The Story Arrives Before the Facts Do
Your brain generates a narrative before any conversation begins, and that prior shapes what evidence you notice, amplify, or discard entirely.
You walk into a conversation already knowing how it's going to go. Your partner is defensive. Your coworker is lazy. Your boss doesn't respect you. You haven't said a word yet, and the verdict is already in.
That's not cynicism. That's just how brains work. And understanding it might be the most useful thing you do this week.
Here's the deal: your brain doesn't experience reality and then form opinions. It forms opinions first, and then experiences reality through them. Neuroscientists and cognitive psychologists call this predictive processing. Your brain is basically a prediction machine, constantly generating expectations and then checking incoming data against them. The raw sensory input you get is way less important than the story your brain uses to sort it.
In Bayesian terms, we call that story a prior, a pre-existing belief you're carrying before any new evidence shows up. Priors aren't bad. They're actually useful. They let you navigate the world without having to re-evaluate everything from scratch every single moment. But they have a serious downside: they're sticky. New evidence gets filtered through them, and anything that fits the prior gets amplified, while anything that challenges it kind of... disappears.
Which brings us to gorillas.
In 1999, psychologists Daniel Simons and Christopher Chabris ran a now-famous experiment. They asked participants to watch a video of people passing a basketball and count the passes. Simple enough. But halfway through the video, someone in a gorilla suit walked right through the middle of the scene, stopped, beat their chest, and walked off. Around half the participants never saw it. Not because they were dumb or distracted, but because their attention was locked onto a task, and the gorilla didn't fit the expected pattern. The brain, busy counting passes, literally filtered it out.

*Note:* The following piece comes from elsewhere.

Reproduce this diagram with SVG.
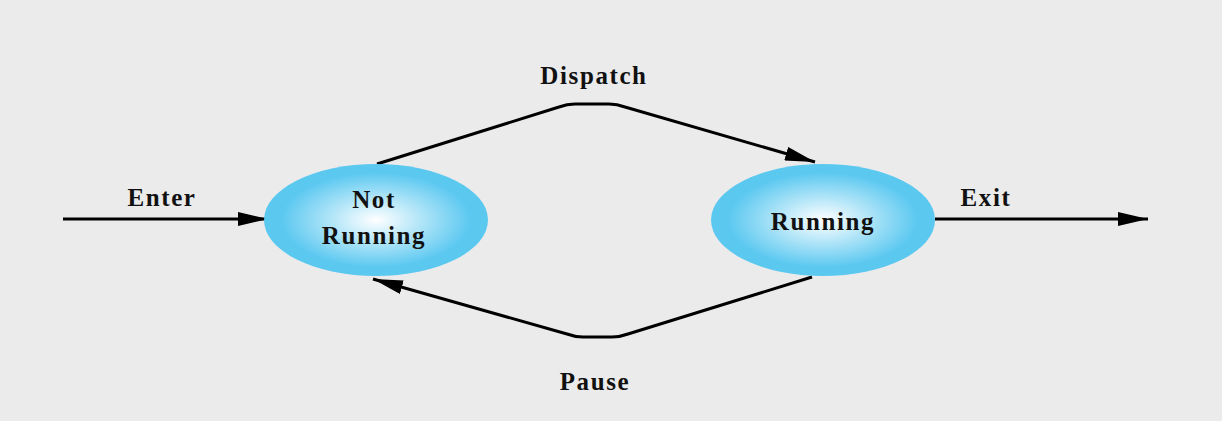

This is called inattentional blindness. And it happens in your relationships constantly.
When you've decided someone is selfish, you count every time they don't offer to help. You don't count the times they do, because those don't fit the story. When you believe a conflict is your fault, you amplify every criticism and let the compliments slide right past. Your prior is running the show, and new information only gets through if it plays by the prior's rules.
The problem compounds in arguments. You go into a fight expecting to be dismissed, so you interpret a pause as contempt and a sigh as disrespect. The other person goes in expecting to be attacked, so they read your tone as aggressive even when you're trying to stay calm.
What can you do about it? The first step, honestly, is just knowing this is happening. Priors don't dissolve the moment you learn about them, but awareness creates a small gap between perception and reaction. In that gap you can ask: am I seeing what's actually here, or am I seeing what I predicted I'd see?
A more practical move is to actively name your prior before you walk into a hard conversation. "I expect this person to shut me down." Say it out loud if you can. Research on debiasing suggests that surfacing an assumption explicitly makes it easier to hold loosely rather than treat as fact.
The story arrives before the facts do. It always will. But you don't have to let it write the ending.